### [Brief]
Without copying any pictures, restate exactly the lines from the start of the records through the line containing "plt.rcParams['font.family'] = ['Liberation".

━━ Records supplied

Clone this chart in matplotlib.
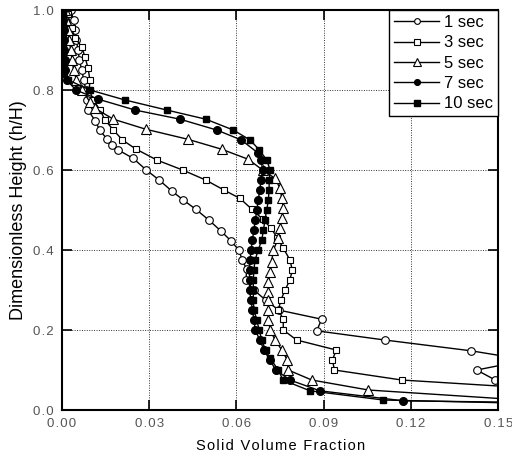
import matplotlib
matplotlib.use("Agg")
import matplotlib.pyplot as plt

plt.rcParams['font.family'] = ['Liberation Sans', 'DejaVu Sans']

# 1 sec
x1 = [0.003, 0.004, 0.0045, 0.005, 0.0055, 0.006, 0.0068, 0.0075, 0.0082, 0.0086, 0.009,
      0.0114, 0.013, 0.0154, 0.0173, 0.0194, 0.0245, 0.029, 0.0334, 0.0377, 0.0417,
      0.046, 0.0505, 0.0546, 0.0581, 0.0608, 0.062, 0.0635, 0.0633, 0.066, 0.070, 0.0745,
      0.0893, 0.0876, 0.111, 0.1407, 0.16, 0.1426, 0.149, 0.17]
y1 = [1.0, 0.975, 0.95, 0.925, 0.9, 0.875, 0.85, 0.825, 0.8, 0.775, 0.75,
      0.723, 0.70, 0.678, 0.663, 0.65, 0.629, 0.60, 0.575, 0.548, 0.525,
      0.502, 0.475, 0.448, 0.423, 0.40, 0.375, 0.352, 0.325, 0.30, 0.275, 0.25,
      0.227, 0.198, 0.175, 0.148, 0.125, 0.10, 0.075, 0.04]

# 3 sec
x3 = [0.002, 0.0033, 0.0045, 0.0068, 0.0079, 0.009, 0.0096, 0.0094, 0.0108, 0.0131, 0.0148,
      0.0177, 0.0208, 0.0253, 0.0326, 0.0415, 0.0494, 0.0557, 0.0612, 0.0653, 0.069, 0.072,
      0.074, 0.0761, 0.0784, 0.0792, 0.0784, 0.0767, 0.0753, 0.0744, 0.0761, 0.0761, 0.0807,
      0.0943, 0.093, 0.0937, 0.1168, 0.17]
y3 = [0.99, 0.954, 0.93, 0.908, 0.883, 0.854, 0.825, 0.80, 0.775, 0.75, 0.725,
      0.70, 0.675, 0.653, 0.625, 0.60, 0.575, 0.55, 0.529, 0.502, 0.477, 0.454,
      0.43, 0.405, 0.375, 0.35, 0.325, 0.30, 0.275, 0.25, 0.227, 0.20, 0.175,
      0.15, 0.125, 0.10, 0.075, 0.051]

# 5 sec
x5 = [0.001, 0.0015, 0.002, 0.0025, 0.003, 0.0035, 0.004, 0.005, 0.007, 0.0096, 0.0114,
      0.0177, 0.0288, 0.0432, 0.0549, 0.064, 0.069, 0.0733, 0.075, 0.0756, 0.0761, 0.0756,
      0.075, 0.0744, 0.0727, 0.0721, 0.0716, 0.071, 0.071, 0.071, 0.071, 0.071, 0.0716,
      0.0733, 0.0756, 0.0775, 0.0778, 0.0859, 0.1054, 0.17]
y5 = [1.0, 0.975, 0.95, 0.925, 0.9, 0.875, 0.85, 0.825, 0.8, 0.77, 0.754,
      0.727, 0.702, 0.677, 0.652, 0.627, 0.60, 0.579, 0.554, 0.529, 0.504, 0.479,
      0.454, 0.429, 0.40, 0.371, 0.346, 0.321, 0.296, 0.275, 0.25, 0.225, 0.20,
      0.175, 0.15, 0.125, 0.10, 0.075, 0.05, 0.0195]

# 7 sec
x7 = [0.0005, 0.0005, 0.0006, 0.0007, 0.0008, 0.0009, 0.001, 0.0016, 0.0048, 0.0125, 0.0251,
      0.0406, 0.0532, 0.0617, 0.0675, 0.0685, 0.069, 0.0685, 0.068, 0.0675, 0.067, 0.0665,
      0.066, 0.0655, 0.065, 0.0647, 0.0645, 0.0645, 0.0645, 0.065, 0.0655, 0.066, 0.0665,
      0.068, 0.0695, 0.0715, 0.0735, 0.0784, 0.0887, 0.1174, 0.17]
y7 = [1.0, 0.975, 0.95, 0.925, 0.9, 0.875, 0.85, 0.825, 0.80, 0.777, 0.75,
      0.727, 0.70, 0.675, 0.642, 0.625, 0.60, 0.575, 0.55, 0.525, 0.50, 0.475,
      0.45, 0.425, 0.40, 0.375, 0.35, 0.325, 0.30, 0.275, 0.25, 0.225, 0.20,
      0.175, 0.15, 0.125, 0.10, 0.075, 0.048, 0.023, 0.018]

# 10 sec
x10 = [0.0003, 0.0003, 0.0004, 0.0004, 0.0005, 0.0006, 0.0008, 0.0022, 0.0096, 0.0217, 0.036,
       0.0495, 0.0589, 0.0647, 0.0679, 0.0704, 0.0716, 0.0713, 0.0712, 0.071, 0.0704, 0.0698,
       0.0693, 0.0687, 0.0675, 0.0664, 0.066, 0.0658, 0.0658, 0.0658, 0.066, 0.067, 0.0678,
       0.0687, 0.070, 0.0716, 0.0744, 0.076, 0.0853, 0.1105, 0.17]
y10 = [0.99, 0.965, 0.94, 0.915, 0.89, 0.865, 0.84, 0.825, 0.80, 0.775, 0.75,
       0.727, 0.70, 0.675, 0.65, 0.625, 0.60, 0.575, 0.55, 0.525, 0.50, 0.475,
       0.45, 0.425, 0.40, 0.375, 0.35, 0.325, 0.30, 0.275, 0.25, 0.225, 0.20,
       0.175, 0.15, 0.129, 0.10, 0.075, 0.048, 0.025, 0.015]

labels = ["1 sec", "3 sec", "5 sec", "7 sec", "10 sec"]
xticks = [0.00, 0.03, 0.06, 0.09, 0.12, 0.15]
yticks = [0.0, 0.2, 0.4, 0.6, 0.8, 1.0]


def spaced(s):
    # loose letter spacing like the original rendering
    return "\u200a".join(s)


fig = plt.figure(figsize=(5.12, 4.61), dpi=100)
ax = fig.add_axes([0.121, 0.1106, 0.852, 0.8677])

ax.plot(x1, y1, color="black", lw=1, marker="o", ms=5.5, mfc="white", mec="black", mew=0.8, label=labels[0])
ax.plot(x3, y3, color="black", lw=1, marker="s", ms=5, mfc="white", mec="black", mew=0.8, label=labels[1])
ax.plot(x5, y5, color="black", lw=1, marker="^", ms=7, mfc="white", mec="black", mew=0.8, label=labels[2])
ax.plot(x7, y7, color="black", lw=1, marker="o", ms=5.5, mfc="black", mec="black", label=labels[3])
ax.plot(x10, y10, color="black", lw=1, marker="s", ms=5, mfc="black", mec="black", label=labels[4])

ax.set_xlim(0, 0.15)
ax.set_ylim(0, 1.0)
ax.set_xticks(xticks)
ax.set_yticks(yticks)
ax.set_xticklabels([spaced(f"{v:.2f}") for v in xticks])
ax.set_yticklabels([spaced(f"{v:.1f}") for v in yticks])
ax.tick_params(direction="in", length=7, width=1.2, top=True, right=True,
               labelsize=9.5, labelcolor="#555555", pad=6)
ax.grid(True, linestyle=(0, (1, 1.5)), color="#333333", lw=0.7)
for s in ax.spines.values():
    s.set_linewidth(1.5)

ax.set_xlabel(spaced("Solid Volume Fraction"), fontsize=10.5, labelpad=6)
ax.set_ylabel("Dimensionless Height (h/H)", fontsize=13, labelpad=4)

leg = ax.legend(loc="upper right", borderaxespad=0, fancybox=False, edgecolor="black",
                fontsize=12, handlelength=2.7, markerscale=0.75, labelspacing=0.32,
                borderpad=0.3, handletextpad=0.3, framealpha=1)
leg.get_frame().set_linewidth(1.0)

fig.savefig("out.png", dpi=100)
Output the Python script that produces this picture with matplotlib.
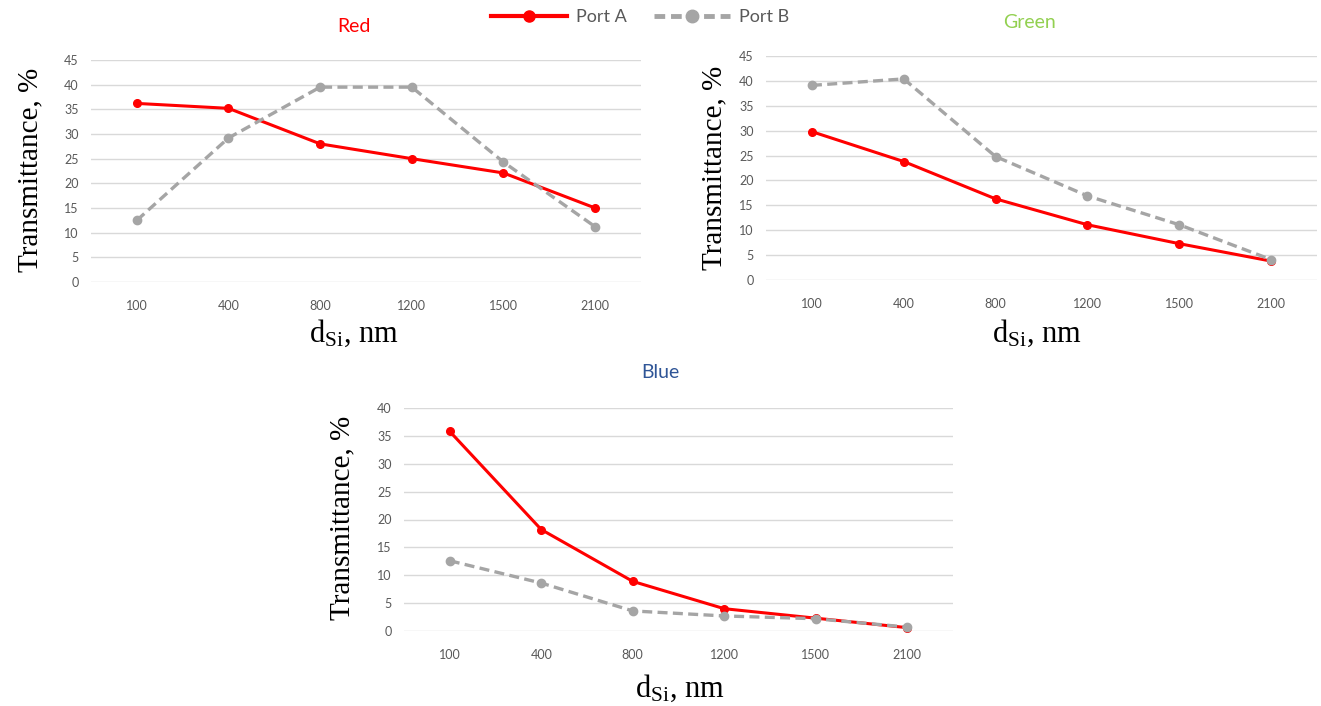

━━━━

### [Expected answer]
Clone this chart in matplotlib.
import matplotlib
matplotlib.use("Agg")
import matplotlib.pyplot as plt

plt.rcParams['font.family'] = ['Liberation Sans', 'DejaVu Sans']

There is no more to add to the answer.